By the way, I have been to the Cradle of Humankind — one of eight World Heritage sites in South Africa — and intend to post my experience in a future article here at The Gate

…but I have found that I have already employed a “virtual reality” of sorts to augment my travel. For example, several months ago I visited the permanent collection at the Museo Nacional del Prado in Madrid free of charge, where I viewed actual paintings by such Spanish artists as Francisco Goya and Diego Velázquez — as well as actual masterpieces from other artists such as Peter Paul Rubens; Rembrandt Harmenszoon van Rijn; Michelangelo Merisi da Caravaggio; and El Greco — Spanish for The Greek, whose real name was Doménikos Theotokópoulos — who was an important and influential master during the Spanish Renaissance.

While I was at the Museo Nacional del Prado, I admired the art first-hand and up close — especially as I am an artist myself and can relate to the techniques used in the paintings. Although one of the requirements of earning my Bachelor of Arts degree at one of the top art schools in the world was studying art history — I still have my textbooks — two hours was more than enough for me, as I can only take so much of being in a museum in one visit. This included the Louvre when I was in Paris. As an artist, I appreciate works of art; but I like my museum visits to not take too long. Thanks to the Internet, I can spend my time simply viewing the works of art which I like in person at a museum — studying the brush strokes, noticing the imperfections of the canvas, marvel at how the artist used light in his or her work, imagine what life was like back in the time the work of art was created, and interpret the work my own way — and then learn more about them on my free time at home if I so choose…

…so I suppose that the Internet is somewhat of an augmentation of virtual reality; but for me, it complements the experience — not replaces it. That is a significant difference to me.

There was a time when simply being on an observation deck at the top of a tall building was the experience. Now it is augmented by an array of different forms of technology and media designed to augment the observation deck experience — as well as charge a significant amount of money for the privilege — for visitors. The One World Observatory at the new World Trade Center in New York, which is scheduled to open on May 29, 2015; and Burj Khalifa in Dubai, which is the tallest building in the world are two examples which come to my mind.
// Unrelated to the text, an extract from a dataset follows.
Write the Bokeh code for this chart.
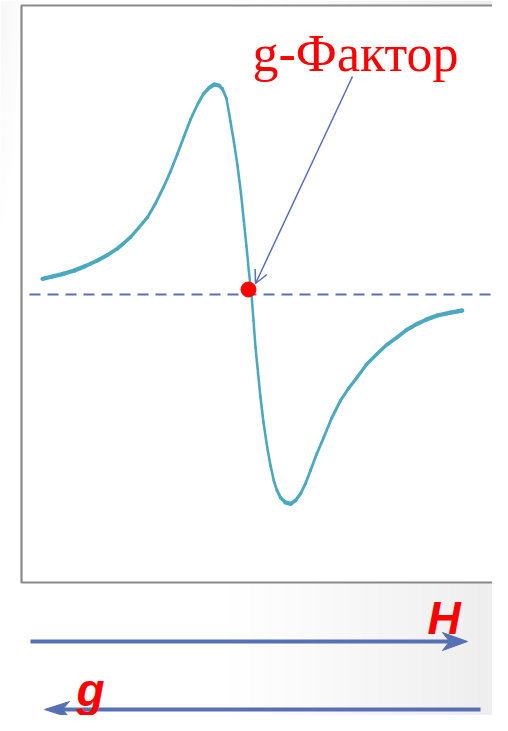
import numpy as np
from bokeh.plotting import figure
from bokeh.models import Range1d, Arrow, OpenHead
from bokeh.core.properties import value
from bokeh.embed import file_html
from bokeh.resources import INLINE

# ---- data: EPR first-derivative signal (magnetic field H and signal, arbitrary units) ----
field_H = [42, 52, 63, 74, 85, 97, 107, 117, 123.5, 130, 138, 147, 155, 163, 170, 177,
           183.5, 190, 197, 203, 209, 214, 218.5, 222, 226, 230, 233.5, 237, 240.5, 243.3,
           246, 248.3, 251,
           253, 255, 257.5, 260, 263, 266.7, 270, 273.3, 276.5, 280, 285, 290, 295, 300,
           305, 310, 316, 323.3, 331, 340, 348, 356.7, 366, 376.7, 386, 396.7, 406, 416.7,
           426, 436.7, 449, 461.7]
signal = [15.7, 18, 20.7, 24, 28.5, 34, 39.5, 46, 51.5, 57.3, 66.5, 77.3, 91, 107.3, 123, 140.7,
          158, 175, 190, 200.7, 207, 210, 209, 205.5, 196, 173, 152, 129, 101, 74,
          48, 24, 0,
          -26, -53, -78, -103, -128, -152.7, -171, -186, -196, -203, -208, -209.3, -206, -199.3,
          -189, -176, -160, -142.7, -124, -106, -94, -82.7, -70, -59.3, -50.5, -42.7, -35.5, -29.3,
          -25, -21, -18.3, -16]
g_point_H = [248]
g_point_S = [5]
baseline_S = 0.0
label_g_factor = "g-Фактор"
label_H = "H"
label_g = "g"

# ---- layout (reference-pixel space: x = px, y = 294 - py) ----
def Y(py):
    return 294.0 - py

W, Hh = 492, 715
p = figure(width=W, height=Hh, output_backend="svg", toolbar_location=None,
           x_range=Range1d(0, W), y_range=Range1d(Y(Hh), Y(0)),
           min_border=0, outline_line_color=None)
p.axis.visible = False
p.grid.visible = False
p.background_fill_color = "white"
p.border_fill_color = "white"

# background gradient (slide)
nx, ny = 246, 143
xs = np.linspace(0, W, nx)
pys = np.linspace(Hh, 0, ny)
XX, PY = np.meshgrid(xs, pys)
t = np.clip((XX - 230) / 278.0, 0, 1)
tl = np.clip(1 - (XX / 40.0 + PY / 220.0), 0, 1)
gray = (255 - 18 * t ** 1.1 - 7 * tl).astype(np.uint8)
img = np.empty((ny, nx), dtype=np.uint32)
v = img.view(dtype=np.uint8).reshape((ny, nx, 4))
v[:, :, 0] = gray
v[:, :, 1] = gray
v[:, :, 2] = gray
v[:, :, 3] = 255
p.image_rgba(image=[img], x=0, y=Y(Hh), dw=W, dh=Hh)

# chart box
p.quad(left=21, right=502, top=Y(5), bottom=Y(582),
       fill_color="white", line_color="#8a8a8a", line_width=2.2)

# dashed baseline
p.segment(x0=29, x1=W + 20, y0=baseline_S, y1=baseline_S,
          line_color="#5a6fb6", line_width=2, line_dash="11 7")

# curve: drawn as segments, thicker where flat (as in the stretched original)
hx = np.array(field_H, dtype=float)
sv = np.array(signal, dtype=float)
ang = np.arctan2(np.abs(np.diff(sv)), np.abs(np.diff(hx)))
widths = 2.5 + 1.9 * np.cos(ang) ** 2
p.segment(x0=hx[:-1], y0=sv[:-1], x1=hx[1:], y1=sv[1:], line_color="#4aa8bf",
          line_width=widths, line_cap="round")

# pointer arrow to g-factor point
p.add_layout(Arrow(end=OpenHead(size=13, line_color="#5a6fb6", line_width=1.5),
                   x_start=352, y_start=Y(76), x_end=255, y_end=Y(283),
                   line_color="#5a6fb6", line_width=1.5))

# g-factor point
p.scatter(g_point_H, g_point_S, size=15, color="#ff0000")

# label
p.text(x=[252], y=[Y(53)], text=[label_g_factor], text_color="#ff0000",
       text_font=value("Liberation Serif"), text_font_size="52px",
       text_baseline="alphabetic", text_align="left")

# H and g arrows
ac = "#5670b4"
def head(tip_px, tip_py, d, L=25, Wd=9, notch=0.72):
    pts = [(tip_px, tip_py), (tip_px - d * L, tip_py - Wd),
           (tip_px - d * L * notch, tip_py), (tip_px - d * L, tip_py + Wd)]
    return [a for a, b in pts], [Y(b) for a, b in pts]

yH = 641
p.segment(x0=30, x1=450, y0=Y(yH), y1=Y(yH), line_color=ac, line_width=4)
hxs, hys = head(467, yH, 1)
p.patch(hxs, hys, fill_color=ac, line_color=ac)

yg = 709
p.segment(x0=60, x1=480, y0=Y(yg), y1=Y(yg), line_color=ac, line_width=4)
gxs, gys = head(44, yg, -1, Wd=8)
p.patch(gxs, gys, fill_color=ac, line_color=ac)

p.text(x=[427], y=[Y(617)], text=[label_H], text_color="#ff0000",
       text_font=value("Liberation Sans"), text_font_size="46px", text_font_style="bold italic",
       text_baseline="alphabetic", text_align="left")
p.text(x=[76], y=[Y(689)], text=[label_g], text_color="#ff0000",
       text_font=value("Liberation Sans"), text_font_size="46px", text_font_style="bold italic",
       text_baseline="alphabetic", text_align="left")

open("out.html", "w").write(file_html(p, INLINE))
I may possibly visit the observation decks of both buildings this year; and if I do, I intend to report on my experiences…

…but would it be the same if the aforementioned experiences were accessed solely via virtual reality?

Flight Simulators a Form of Virtual Reality

When you think about it, a flight simulator is a form of virtual reality. I have piloted actual flight simulators a number of times — and I will admit that it is an experience like no other. Sure, you can get a good idea of what it is like to be in the cockpit flying a jumbo jet from takeoff to landing without the ennui of the entire duration of the flight itself. Flip a switch and you are on the runway in Honolulu, about to take off in a heavy rainstorm. Once in the “air”, flip a switch — and you are suddenly on approach to a runway in New York on a clear evening where you can see the lights of the city as you prepare to land. Commit a fatal error and crash? No problem. Either flip a switch and try again; or walk away and go home with only your ego bruised.

Some pilots have told me that landing an actual airplane is easier than using a flight simulator when I relate my experience of “greasing” a landing in a Boeing 777-200. I do not know about that — and unless I can suddenly earn a commercial pilot’s license and have access to an airplane, it is highly likely that I ever will — but regardless of how real the experience inside of a flight simulator can be, I still maintain that it still is not like being in an actual airplane during a flight. There is just something about actually being in the air on a real airplane; looking down at the real planet on which we all live; and arriving at a real destination where you can interact with real people and eat real food.

Windowless Airplanes?

As I mentioned in this article, I do not want to be in a windowless airplane. I want to be in an airplane with real windows. I want to feel the real rays of the sun burning on my real arm; to see the celestial show in store after dusk outside of the airplane starring the moon and the stars; to look down and wonder what the residents of the city below are doing right now as I fly over them; to watch a lightning storm at night which imitates a thousand photographers within the clouds all flashing their cameras; to pass the few cars and trucks no larger than pinholes slowly meandering below along a lonely highway where there is nothing for miles.

Summary

There are certain things which I can see being replaced virtually. Remember when city ticket offices abounded? I had no remorse for their demise, as the experience of waiting in line to purchase an airline ticket was not exactly one to which I looked forward. I would much rather book my airline tickets via the Internet in minutes than to first take an hour of my time, use up fuel to drive to a city ticket office, park the car and wait in line…

…but then again, there probably are people who enjoyed that experience; so who am I to say that their disappearance is a good thing? Similarly, there will be people who will welcome the prospect of traveling virtually. As I said about the Internet, I believe there is the potential for virtual reality to play a significant role in enhancing and complementing the travel experience; but I would not want to see it replace actual travel — despite the thought for some people of cheering the idea of not being “trapped in an aluminum tube” for 16 hours and having to deal with airport security checkpoints if not officially enrolled and registered as a “known traveler” in order to experience far-flung destinations around the world.

Perhaps a combination of both virtual reality and real reality — for lack of a better term — might be ideal; and I am willing to keep an open mind to that…

…but please do not take away my enjoyment of traditional travel and completely replace it with virtual travel — not that I believe that that would happen in my lifetime anyway…

One thought on “Virtual Reality is the Future of Travel? I Still Hope Not — or Perhaps…”

  1. Joey says:

    Only a small percentage of the world have the means to travel so virtual reality is a great way for the masses to feel the enjoyment of travel.
    In this day and age, the average passport will have to apply for visas wherever they go, which in itself is a hassle (similar to your city ticket analogy.)